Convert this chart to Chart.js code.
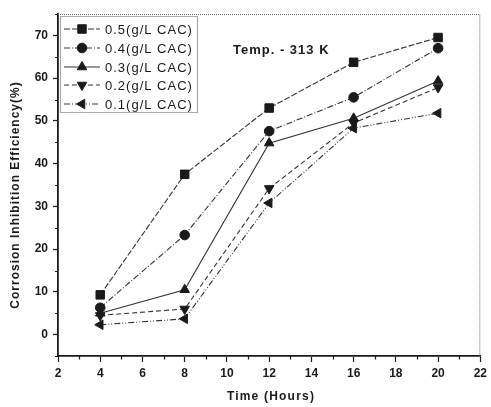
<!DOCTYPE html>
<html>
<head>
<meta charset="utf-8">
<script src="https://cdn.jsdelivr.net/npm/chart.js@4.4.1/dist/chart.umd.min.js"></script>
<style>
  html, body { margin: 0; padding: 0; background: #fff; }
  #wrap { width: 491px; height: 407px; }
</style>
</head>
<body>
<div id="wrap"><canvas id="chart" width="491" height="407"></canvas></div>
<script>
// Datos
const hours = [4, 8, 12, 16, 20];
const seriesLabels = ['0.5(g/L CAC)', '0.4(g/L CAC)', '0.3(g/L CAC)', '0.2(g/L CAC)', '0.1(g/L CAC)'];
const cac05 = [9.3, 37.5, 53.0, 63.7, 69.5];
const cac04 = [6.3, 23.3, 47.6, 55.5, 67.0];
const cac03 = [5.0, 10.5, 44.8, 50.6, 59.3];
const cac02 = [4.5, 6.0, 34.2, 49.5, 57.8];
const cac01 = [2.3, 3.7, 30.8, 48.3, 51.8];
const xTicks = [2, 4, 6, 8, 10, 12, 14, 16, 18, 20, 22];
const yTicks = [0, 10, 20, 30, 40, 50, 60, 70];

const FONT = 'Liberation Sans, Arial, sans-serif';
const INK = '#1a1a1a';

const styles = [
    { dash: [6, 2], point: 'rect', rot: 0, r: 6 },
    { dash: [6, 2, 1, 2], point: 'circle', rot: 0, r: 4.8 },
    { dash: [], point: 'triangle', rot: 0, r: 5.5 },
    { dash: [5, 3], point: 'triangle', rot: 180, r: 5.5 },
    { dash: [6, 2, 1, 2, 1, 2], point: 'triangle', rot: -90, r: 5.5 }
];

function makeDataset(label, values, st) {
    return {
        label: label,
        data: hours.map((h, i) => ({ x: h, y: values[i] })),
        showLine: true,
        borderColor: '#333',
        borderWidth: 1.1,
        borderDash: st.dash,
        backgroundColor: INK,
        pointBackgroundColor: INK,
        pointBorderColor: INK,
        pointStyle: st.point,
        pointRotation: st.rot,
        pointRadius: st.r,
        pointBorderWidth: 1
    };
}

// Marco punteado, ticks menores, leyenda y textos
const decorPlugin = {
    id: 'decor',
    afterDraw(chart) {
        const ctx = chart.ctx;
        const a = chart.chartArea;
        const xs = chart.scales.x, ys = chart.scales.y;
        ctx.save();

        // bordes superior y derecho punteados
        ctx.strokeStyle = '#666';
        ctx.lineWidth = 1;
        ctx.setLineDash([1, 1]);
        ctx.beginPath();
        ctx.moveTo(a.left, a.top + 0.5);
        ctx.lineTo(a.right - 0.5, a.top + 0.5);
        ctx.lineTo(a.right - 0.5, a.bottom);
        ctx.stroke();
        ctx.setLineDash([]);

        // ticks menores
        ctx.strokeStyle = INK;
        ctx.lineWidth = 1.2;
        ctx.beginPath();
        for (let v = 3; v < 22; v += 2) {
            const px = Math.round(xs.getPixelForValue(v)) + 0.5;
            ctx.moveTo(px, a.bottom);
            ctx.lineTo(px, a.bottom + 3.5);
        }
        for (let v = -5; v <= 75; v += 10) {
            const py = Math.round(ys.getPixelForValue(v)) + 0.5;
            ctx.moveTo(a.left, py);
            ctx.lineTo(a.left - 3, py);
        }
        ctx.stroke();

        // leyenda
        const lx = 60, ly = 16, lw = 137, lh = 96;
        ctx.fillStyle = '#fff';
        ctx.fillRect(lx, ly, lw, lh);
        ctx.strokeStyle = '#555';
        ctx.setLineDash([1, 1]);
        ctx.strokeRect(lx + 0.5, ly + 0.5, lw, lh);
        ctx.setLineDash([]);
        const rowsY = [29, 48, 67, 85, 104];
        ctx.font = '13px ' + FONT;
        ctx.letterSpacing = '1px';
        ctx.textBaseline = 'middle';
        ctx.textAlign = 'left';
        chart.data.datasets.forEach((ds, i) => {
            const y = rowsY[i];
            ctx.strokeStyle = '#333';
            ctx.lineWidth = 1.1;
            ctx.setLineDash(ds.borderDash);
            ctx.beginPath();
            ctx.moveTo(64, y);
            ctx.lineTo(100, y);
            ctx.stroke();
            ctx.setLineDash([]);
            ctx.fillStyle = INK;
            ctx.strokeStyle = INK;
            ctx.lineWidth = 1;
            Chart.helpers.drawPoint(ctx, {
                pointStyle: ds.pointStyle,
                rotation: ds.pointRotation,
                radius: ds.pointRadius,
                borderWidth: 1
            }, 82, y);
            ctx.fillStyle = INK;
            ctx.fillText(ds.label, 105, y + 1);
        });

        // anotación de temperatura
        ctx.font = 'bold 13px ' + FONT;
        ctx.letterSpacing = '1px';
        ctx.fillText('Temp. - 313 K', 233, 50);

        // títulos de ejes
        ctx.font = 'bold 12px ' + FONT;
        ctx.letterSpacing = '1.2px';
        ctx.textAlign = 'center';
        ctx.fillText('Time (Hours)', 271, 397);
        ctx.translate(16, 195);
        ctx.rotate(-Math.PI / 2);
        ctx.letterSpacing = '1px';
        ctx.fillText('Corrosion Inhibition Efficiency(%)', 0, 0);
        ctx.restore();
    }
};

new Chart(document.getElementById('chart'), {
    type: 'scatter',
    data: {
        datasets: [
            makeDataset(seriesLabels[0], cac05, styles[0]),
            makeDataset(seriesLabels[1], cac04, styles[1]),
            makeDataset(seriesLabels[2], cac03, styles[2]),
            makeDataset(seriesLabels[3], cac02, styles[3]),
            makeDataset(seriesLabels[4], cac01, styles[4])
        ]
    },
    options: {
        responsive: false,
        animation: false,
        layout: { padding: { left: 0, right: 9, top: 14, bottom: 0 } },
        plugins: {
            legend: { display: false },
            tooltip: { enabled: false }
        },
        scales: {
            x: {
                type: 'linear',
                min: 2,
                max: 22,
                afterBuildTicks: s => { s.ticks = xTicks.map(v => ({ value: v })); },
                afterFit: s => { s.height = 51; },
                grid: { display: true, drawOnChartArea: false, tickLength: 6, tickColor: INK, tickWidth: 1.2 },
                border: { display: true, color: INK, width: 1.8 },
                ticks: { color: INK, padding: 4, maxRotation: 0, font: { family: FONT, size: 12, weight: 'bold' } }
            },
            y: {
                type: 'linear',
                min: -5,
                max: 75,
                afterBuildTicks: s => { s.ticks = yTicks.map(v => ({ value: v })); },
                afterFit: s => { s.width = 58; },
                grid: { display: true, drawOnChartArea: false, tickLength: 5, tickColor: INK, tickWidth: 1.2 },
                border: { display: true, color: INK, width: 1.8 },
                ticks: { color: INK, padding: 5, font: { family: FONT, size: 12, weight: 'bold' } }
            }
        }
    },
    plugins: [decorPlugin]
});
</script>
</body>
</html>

==

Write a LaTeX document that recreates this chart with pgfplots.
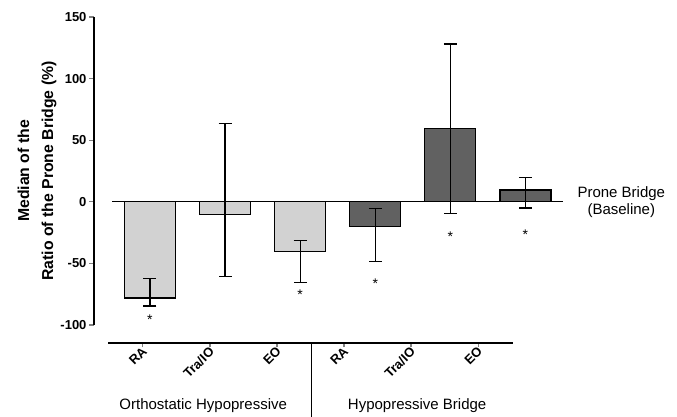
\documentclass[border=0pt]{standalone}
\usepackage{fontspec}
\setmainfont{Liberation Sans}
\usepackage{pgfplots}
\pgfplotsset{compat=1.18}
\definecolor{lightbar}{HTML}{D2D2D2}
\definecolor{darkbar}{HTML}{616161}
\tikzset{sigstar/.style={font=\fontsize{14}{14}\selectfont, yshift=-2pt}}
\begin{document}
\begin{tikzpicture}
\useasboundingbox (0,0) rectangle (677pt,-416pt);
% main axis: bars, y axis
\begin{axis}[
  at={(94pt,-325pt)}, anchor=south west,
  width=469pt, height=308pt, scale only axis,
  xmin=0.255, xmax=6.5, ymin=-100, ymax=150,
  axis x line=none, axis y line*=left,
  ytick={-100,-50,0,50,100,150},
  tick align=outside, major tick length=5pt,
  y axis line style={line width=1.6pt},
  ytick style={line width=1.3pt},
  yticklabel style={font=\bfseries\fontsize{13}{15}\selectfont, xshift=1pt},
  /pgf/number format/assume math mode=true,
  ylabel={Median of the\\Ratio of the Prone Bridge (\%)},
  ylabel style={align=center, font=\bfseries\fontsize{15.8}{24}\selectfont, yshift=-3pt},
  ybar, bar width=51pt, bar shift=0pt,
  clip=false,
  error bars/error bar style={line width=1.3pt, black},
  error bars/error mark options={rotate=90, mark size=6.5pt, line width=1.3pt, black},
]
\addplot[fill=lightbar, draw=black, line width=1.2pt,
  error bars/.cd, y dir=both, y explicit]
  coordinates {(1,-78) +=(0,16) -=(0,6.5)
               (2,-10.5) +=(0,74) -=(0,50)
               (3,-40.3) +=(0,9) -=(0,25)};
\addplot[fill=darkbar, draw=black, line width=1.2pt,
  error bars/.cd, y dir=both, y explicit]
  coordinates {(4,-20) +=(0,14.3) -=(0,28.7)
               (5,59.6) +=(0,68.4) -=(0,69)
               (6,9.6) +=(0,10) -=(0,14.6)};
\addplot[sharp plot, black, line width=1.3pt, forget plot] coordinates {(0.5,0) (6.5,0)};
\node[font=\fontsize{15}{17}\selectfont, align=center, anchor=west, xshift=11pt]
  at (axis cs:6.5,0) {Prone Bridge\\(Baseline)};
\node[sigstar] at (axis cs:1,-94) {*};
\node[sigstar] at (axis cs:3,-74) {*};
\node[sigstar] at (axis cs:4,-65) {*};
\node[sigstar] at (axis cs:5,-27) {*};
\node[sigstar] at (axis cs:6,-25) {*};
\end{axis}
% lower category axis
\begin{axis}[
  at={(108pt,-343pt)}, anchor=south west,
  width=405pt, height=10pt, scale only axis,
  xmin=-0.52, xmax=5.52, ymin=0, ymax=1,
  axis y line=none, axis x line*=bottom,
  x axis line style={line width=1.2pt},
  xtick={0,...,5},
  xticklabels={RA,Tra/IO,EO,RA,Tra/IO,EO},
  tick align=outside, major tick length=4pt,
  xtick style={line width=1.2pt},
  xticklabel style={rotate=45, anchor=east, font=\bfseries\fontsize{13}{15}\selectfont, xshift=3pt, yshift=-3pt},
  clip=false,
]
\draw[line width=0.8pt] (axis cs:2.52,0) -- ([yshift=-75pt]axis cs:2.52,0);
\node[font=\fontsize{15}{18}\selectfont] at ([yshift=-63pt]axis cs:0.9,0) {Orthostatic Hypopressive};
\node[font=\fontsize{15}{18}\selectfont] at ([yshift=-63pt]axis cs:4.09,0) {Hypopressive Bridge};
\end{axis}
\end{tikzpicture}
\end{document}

» **Goal of the exercise**
Only the lines between the one with "Convert this chart to Chart.js code." and the one with "ctx.save();", those two included, get copied from the material above. Keep it exact and free of pictures.

» **Written reply**
Convert this chart to Chart.js code.
<!DOCTYPE html>
<html>
<head>
<meta charset="utf-8">
<script src="https://cdn.jsdelivr.net/npm/chart.js@4.4.1/dist/chart.umd.min.js"></script>
<style>
  html, body { margin: 0; padding: 0; background: #fff; }
  #wrap { width: 491px; height: 407px; }
</style>
</head>
<body>
<div id="wrap"><canvas id="chart" width="491" height="407"></canvas></div>
<script>
// Datos
const hours = [4, 8, 12, 16, 20];
const seriesLabels = ['0.5(g/L CAC)', '0.4(g/L CAC)', '0.3(g/L CAC)', '0.2(g/L CAC)', '0.1(g/L CAC)'];
const cac05 = [9.3, 37.5, 53.0, 63.7, 69.5];
const cac04 = [6.3, 23.3, 47.6, 55.5, 67.0];
const cac03 = [5.0, 10.5, 44.8, 50.6, 59.3];
const cac02 = [4.5, 6.0, 34.2, 49.5, 57.8];
const cac01 = [2.3, 3.7, 30.8, 48.3, 51.8];
const xTicks = [2, 4, 6, 8, 10, 12, 14, 16, 18, 20, 22];
const yTicks = [0, 10, 20, 30, 40, 50, 60, 70];

const FONT = 'Liberation Sans, Arial, sans-serif';
const INK = '#1a1a1a';

const styles = [
    { dash: [6, 2], point: 'rect', rot: 0, r: 6 },
    { dash: [6, 2, 1, 2], point: 'circle', rot: 0, r: 4.8 },
    { dash: [], point: 'triangle', rot: 0, r: 5.5 },
    { dash: [5, 3], point: 'triangle', rot: 180, r: 5.5 },
    { dash: [6, 2, 1, 2, 1, 2], point: 'triangle', rot: -90, r: 5.5 }
];

function makeDataset(label, values, st) {
    return {
        label: label,
        data: hours.map((h, i) => ({ x: h, y: values[i] })),
        showLine: true,
        borderColor: '#333',
        borderWidth: 1.1,
        borderDash: st.dash,
        backgroundColor: INK,
        pointBackgroundColor: INK,
        pointBorderColor: INK,
        pointStyle: st.point,
        pointRotation: st.rot,
        pointRadius: st.r,
        pointBorderWidth: 1
    };
}

// Marco punteado, ticks menores, leyenda y textos
const decorPlugin = {
    id: 'decor',
    afterDraw(chart) {
        const ctx = chart.ctx;
        const a = chart.chartArea;
        const xs = chart.scales.x, ys = chart.scales.y;
        ctx.save();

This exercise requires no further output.